Any online store today and greets the customer with endless variety. Sneakers in every shade, eyeglass frames in hundreds of shapes, and so on. Variety seems like a strength. After all, the more you offer, the more likely you are to please everyone.
But the fact is much choice does not always help. Shoppers get overwhelmed, hesitate, and sometimes leave without buying anything at all. This is the paradox of choice: the point where abundance turns into confusion.
When Options Create Confusion
Choice overload sets in when the number of options outpaces the shopper’s ability to process them. Instead of making life easier, more products make decisions harder. Customers compare endlessly, feel anxious about picking the wrong one, and may even regret their choice after purchase.
The outcome is predictable: more abandoned carts, more frustrated visitors, and fewer conversions. For businesses, what looks like a wide selection on the surface can quietly eat into revenue.
Why Customers Struggle
Several forces are at play when choice overwhelms:
- Too many items demand too much mental energy.
- Shoppers hesitate because they do not want to waste money.
- The more options available, the more people believe a perfect product must exist.
- Even after buying, doubt lingers: was there something better?
It is not that customers dislike choice. They just want to feel guided, not lost in a maze of possibilities.

Finding the Sweet Spot
Interestingly, overload does not require huge catalogues. Even a small number of options can tip the balance. In many cases, two or three alternatives are enough. Beyond that, customers start hesitating. For businesses, this means that curating choices often works better than expanding them endlessly.
Choice overload has a direct financial impact:
- Lost sales when customers leave without buying.
- Higher costs from managing large inventories and complex supply chains.
- Diluted marketing when budgets are spread across too many products.
- Weaker loyalty because stressed or regretful shoppers rarely return.
Too much variety is not only a customer issue. It drains resources and undermines growth.
Smarter Ways to Present Variety
The solution is not to reduce catalogues to just a few items. The real opportunity lies in how choices are presented. Businesses can make variety easier to navigate through:
- Curated assortments such as best sellers or seasonal picks.
- Clear filters and categories that guide customers by need or purpose.
- Selective recommendations that highlight one or two good alternatives, not ten.
- Visual context with photos, videos, or demos that reduce uncertainty.
- Comparison tools for complex products.
- Social proof like ratings and reviews that shortcut decision-making.
- Guided experiences such as quizzes or chat support for unsure shoppers.
These approaches do not remove variety. They turn it into something useful and easy to act on.
Striking the Balance
Offering too few options can be just as limiting as offering too many. The art lies in balance. A clothing brand may stock hundreds of items but showcase a curated collection upfront. A streaming service may host thousands of shows yet recommend only a handful at a time.
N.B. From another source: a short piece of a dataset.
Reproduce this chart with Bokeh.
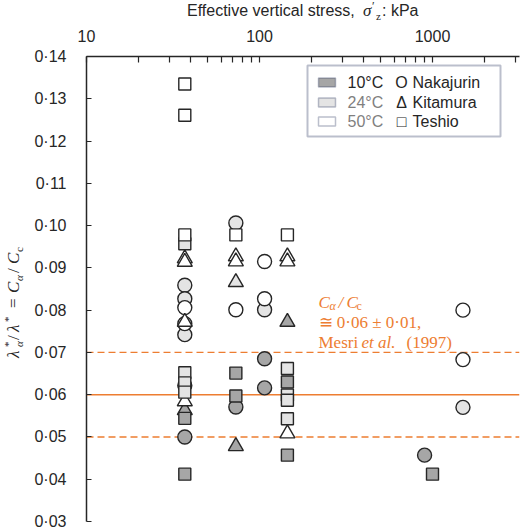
import math
from bokeh.plotting import figure
from bokeh.layouts import row, column
from bokeh.models import (FixedTicker, CustomJSTickFormatter, Span, Label, BoxAnnotation, Div)
from bokeh.embed import file_html
from bokeh.resources import INLINE

# ---- data: effective vertical stress (kPa) and lambda*_alpha / lambda* ----
# Nakajurin (circles)
naka_10_stress = [37, 73, 107, 107, 900]
naka_10_ratio = [0.0500, 0.0571, 0.0685, 0.0616, 0.0457]
naka_24_stress = [37, 37, 37, 37, 73, 107, 1500]
naka_24_ratio = [0.0859, 0.0827, 0.0742, 0.0622, 0.1006, 0.0801, 0.0570]
naka_50_stress = [37, 37, 73, 107, 107, 1500, 1500]
naka_50_ratio = [0.0806, 0.0768, 0.0801, 0.0915, 0.0827, 0.0800, 0.0683]

# Kitamura (triangles)
kita_10_stress = [37, 73, 145]
kita_10_ratio = [0.0563, 0.0478, 0.0772]
kita_24_stress = [73]
kita_24_ratio = [0.0866]
kita_50_stress = [37, 37, 37, 37, 73, 73, 145, 145, 145]
kita_50_ratio = [0.0922, 0.0914, 0.0772, 0.0584, 0.0927, 0.0915, 0.0927, 0.0915, 0.0508]

# Teshio (squares)
tesh_10_stress = [37, 37, 73, 73, 145, 145, 1000]
tesh_10_ratio = [0.0544, 0.0412, 0.0651, 0.0597, 0.0630, 0.0457, 0.0412]
tesh_24_stress = [37, 37, 37, 37, 145, 145, 145, 145]
tesh_24_ratio = [0.0957, 0.0652, 0.0628, 0.0606, 0.0662, 0.0599, 0.0587, 0.0543]
tesh_50_stress = [37, 37, 37, 73, 145]
tesh_50_ratio = [0.1335, 0.1261, 0.0978, 0.0978, 0.0978]

# Mesri et al. (1997): C_alpha/C_c = 0.06 +/- 0.01
mesri_mean = 0.06
mesri_band = 0.01

x_ticks = [10, 100, 1000]
x_minor = [20, 30, 40, 50, 60, 70, 80, 90, 200, 300, 400, 500, 600, 700, 800, 900, 2000, 3000]
y_ticks = [0.03, 0.04, 0.05, 0.06, 0.07, 0.08, 0.09, 0.10, 0.11, 0.12, 0.13, 0.14]

# ---- layout (page pixels) ----
W, H = 520, 529
YLAB_W = 26          # strip holding the rotated y title
TITLE_H = 24         # strip holding the top title
FL, FR, FT, FB = 86, 519, 56, 521   # plot frame edges on the page
DECADE = 173.0
Y0, Y1 = 0.03, 0.14
X0, X1 = 10.0, 10 ** (1 + (FR - FL) / DECADE)

INK = "#262626"
ORANGE = "#ED7D31"
NAVY = "#1F2A55"
FILL_10 = "#A6A6A6"
FILL_24 = "#E4E4E4"
FILL_50 = "#FFFFFF"
SANS = "Liberation Sans"
SERIF = "Liberation Serif"


def px_x(px):
    return 10 ** (1 + (px - FL) / DECADE)


def px_y(py):
    return Y1 - (py - FT) * (Y1 - Y0) / (FB - FT)


p = figure(width=W - YLAB_W, height=H - TITLE_H, x_axis_type="log",
           x_range=(X0, X1), y_range=(Y0, Y1), x_axis_location="above",
           output_backend="svg", toolbar_location=None,
           min_border_left=FL - YLAB_W, min_border_right=W - FR,
           min_border_top=FT - TITLE_H, min_border_bottom=H - FB)
p.outline_line_color = None
p.xgrid.visible = False
p.ygrid.visible = False
p.background_fill_color = "white"
p.border_fill_color = "white"

# top (stress) axis
xa = p.xaxis[0]
xa.ticker = FixedTicker(ticks=x_ticks, minor_ticks=x_minor)
xa.formatter = CustomJSTickFormatter(code="return tick.toFixed(0);")
xa.major_tick_in = 6
xa.major_tick_out = 0
xa.minor_tick_in = 6
xa.minor_tick_out = 0
xa.axis_line_width = 1.5
xa.axis_line_color = INK
xa.major_tick_line_color = INK
xa.minor_tick_line_color = INK
xa.major_tick_line_width = 1.2
xa.minor_tick_line_width = 1.2
xa.major_label_text_font = SANS
xa.major_label_text_font_size = "16px"
xa.major_label_text_color = INK
xa.major_label_standoff = 15

# left (ratio) axis
ya = p.yaxis[0]
ya.ticker = FixedTicker(ticks=y_ticks)
ya.formatter = CustomJSTickFormatter(code="return tick.toFixed(2).replace('.', '\u00b7');")
ya.major_tick_in = 5
ya.major_tick_out = 0
ya.minor_tick_in = 0
ya.minor_tick_out = 0
ya.axis_line_width = 1.5
ya.axis_line_color = INK
ya.major_tick_line_color = INK
ya.major_tick_line_width = 1.2
ya.major_label_text_font = SANS
ya.major_label_text_font_size = "16px"
ya.major_label_text_color = INK
ya.major_label_standoff = 20

# Mesri et al. band
p.add_layout(Span(location=mesri_mean, dimension="width", line_color=ORANGE,
                  line_width=1.6, level="underlay"))
for loc in (mesri_mean - mesri_band, mesri_mean + mesri_band):
    p.add_layout(Span(location=loc, dimension="width", line_color=ORANGE,
                      line_width=1.4, line_dash="7 4", level="underlay"))

# data markers: circles, then triangles, then squares
series = [
    ("circle", 14, naka_10_stress, naka_10_ratio, FILL_10),
    ("circle", 14, naka_24_stress, naka_24_ratio, FILL_24),
    ("circle", 14, naka_50_stress, naka_50_ratio, FILL_50),
    ("triangle", 15, kita_10_stress, kita_10_ratio, FILL_10),
    ("triangle", 15, kita_24_stress, kita_24_ratio, FILL_24),
    ("triangle", 15, kita_50_stress, kita_50_ratio, FILL_50),
    ("square", 12, tesh_10_stress, tesh_10_ratio, FILL_10),
    ("square", 12, tesh_24_stress, tesh_24_ratio, FILL_24),
    ("square", 12, tesh_50_stress, tesh_50_ratio, FILL_50),
]
for marker, size, xs, ys, fill in series:
    p.scatter(xs, ys, marker=marker, size=size, fill_color=fill,
              line_color=INK, line_width=1.4)


def plot_text(px, py, txt, font=SANS, size="16px", style="normal", color=INK,
              align="left", baseline="alphabetic"):
    p.add_layout(Label(x=px_x(px), y=px_y(py), text=txt, text_font=font,
                       text_font_size=size, text_font_style=style, text_color=color,
                       text_align=align, text_baseline=baseline))


# Mesri et al. annotation
plot_text(318, 302, "C", font=SERIF, size="17px", style="italic", color=ORANGE)
plot_text(329, 305, "\u03b1", font=SERIF, size="12px", style="italic", color=ORANGE)
plot_text(338, 302, "/", font=SERIF, size="17px", style="italic", color=ORANGE)
plot_text(346, 302, "C", font=SERIF, size="17px", style="italic", color=ORANGE)
plot_text(356, 305, "c", font=SERIF, size="12px", color=ORANGE)
plot_text(318, 322, "\u2245 0\u00b706 \u00b1 0\u00b701,", font=SERIF, size="17px", color=ORANGE)
plot_text(318, 342, "Mesri", font=SERIF, size="17px", color=ORANGE)
plot_text(361, 342, "et al.", font=SERIF, size="17px", style="italic", color=ORANGE)
plot_text(406, 342, "(1997)", font=SERIF, size="17px", color=ORANGE)

# legend
p.add_layout(BoxAnnotation(left=px_x(307), right=px_x(500), top=px_y(65), bottom=px_y(136),
                           fill_color="white", fill_alpha=1.0, line_color=NAVY,
                           line_width=2))
rows = [(82, "10\u00b0C", FILL_10, INK, "O", "Nakajurin"),
        (102, "24\u00b0C", FILL_24, "#7F7F7F", "\u0394", "Kitamura"),
        (121, "50\u00b0C", FILL_50, "#7F7F7F", "\u25a1", "Teshio")]
for cy, temp, fill, tcolor, sym, site in rows:
    p.add_layout(BoxAnnotation(left=px_x(318), right=px_x(335), top=px_y(cy - 4.5),
                               bottom=px_y(cy + 4.5), fill_color=fill, fill_alpha=1.0,
                               line_color=NAVY, line_width=1.5))
    plot_text(347, cy, temp, color=tcolor, baseline="middle")
    plot_text(401, cy, sym, align="center", baseline="middle")
    plot_text(412, cy, site, baseline="middle")


# ---- axis titles as HTML text (sub/superscripts) ----
def piece(txt, left, baseline, size, font, italic=False, color=INK):
    """Absolutely placed run of text; 'baseline' is the distance from the box top."""
    ascent = 0.905 if font == SANS else 0.891
    descent = 0.212 if font == SANS else 0.216
    top = baseline - size * ((1 - ascent - descent) / 2 + ascent)
    style = ("position:absolute;left:%.1fpx;top:%.1fpx;font-family:'%s';font-size:%dpx;"
             "line-height:%dpx;white-space:nowrap;color:%s;font-style:%s;"
             % (left, top, font, size, size, color, "italic" if italic else "normal"))
    return '<span style="%s">%s</span>' % (style, txt)


# top title: Effective vertical stress, sigma'_z: kPa  (left offsets from the strip edge)
title_html = "".join([
    piece("Effective vertical stress,", 187 - YLAB_W, 16, 16, SANS),
    piece("\u03c3", 363 - YLAB_W, 16, 17, SERIF, italic=True),
    piece("\u2032", 372 - YLAB_W, 10.5, 12, SERIF),
    piece("z", 376 - YLAB_W, 20, 11, SERIF),
    piece(": kPa", 382 - YLAB_W, 16, 16, SANS),
])
title_div = Div(text='<div style="position:relative;width:%dpx;height:%dpx;">%s</div>'
                % (W - YLAB_W, TITLE_H, title_html),
                width=W - YLAB_W, height=TITLE_H, margin=0)

# left title: lambda*_alpha / lambda* = C_alpha / C_c, rotated to read upward.
# Along-text offsets are measured upward from the bottom end at y = 358.
YBASE = 19   # x of the main baseline on the page
ylab_html = "".join([
    piece("\u03bb", 0, YBASE, 17, SERIF, italic=True),
    piece("*", 11, YBASE - 7, 11, SERIF),
    piece("\u03b1", 11, YBASE + 4, 11, SERIF, italic=True),
    piece("/", 18, YBASE, 17, SERIF),
    piece("\u03bb", 26, YBASE, 17, SERIF, italic=True),
    piece("*", 36, YBASE - 7, 11, SERIF),
    piece("=", 50, YBASE, 17, SERIF),
    piece("C", 65, YBASE, 17, SERIF, italic=True),
    piece("\u03b1", 77, YBASE + 4, 11, SERIF, italic=True),
    piece("/", 85, YBASE, 17, SERIF),
    piece("C", 94, YBASE, 17, SERIF, italic=True),
    piece("c", 106, YBASE + 4, 11, SERIF),
])
ylab_div = Div(text=('<div style="position:relative;width:%dpx;height:%dpx;">'
                     '<div style="position:absolute;left:0px;top:358px;width:130px;height:26px;'
                     'transform:rotate(-90deg);transform-origin:0 0;">%s</div></div>')
               % (YLAB_W, H, ylab_html),
               width=YLAB_W, height=H, margin=0)

layout = row(ylab_div, column(title_div, p))
open("out.html", "w").write(file_html(layout, INLINE))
What matters is not the total number of products but how they are framed. Customers respond best when the right options are surfaced at the right moment.

Clarity Over Abundance
Variety will always be part of online commerce, but how it is presented makes all the difference. Too much choice creates stress, while a thoughtful structure builds confidence. For customers, it means less hesitation and more satisfaction. For businesses, it means higher sales, lower costs, and stronger loyalty.
In the end, success online is not about offering everything. It is about helping customers see the right choice clearly, at the right time.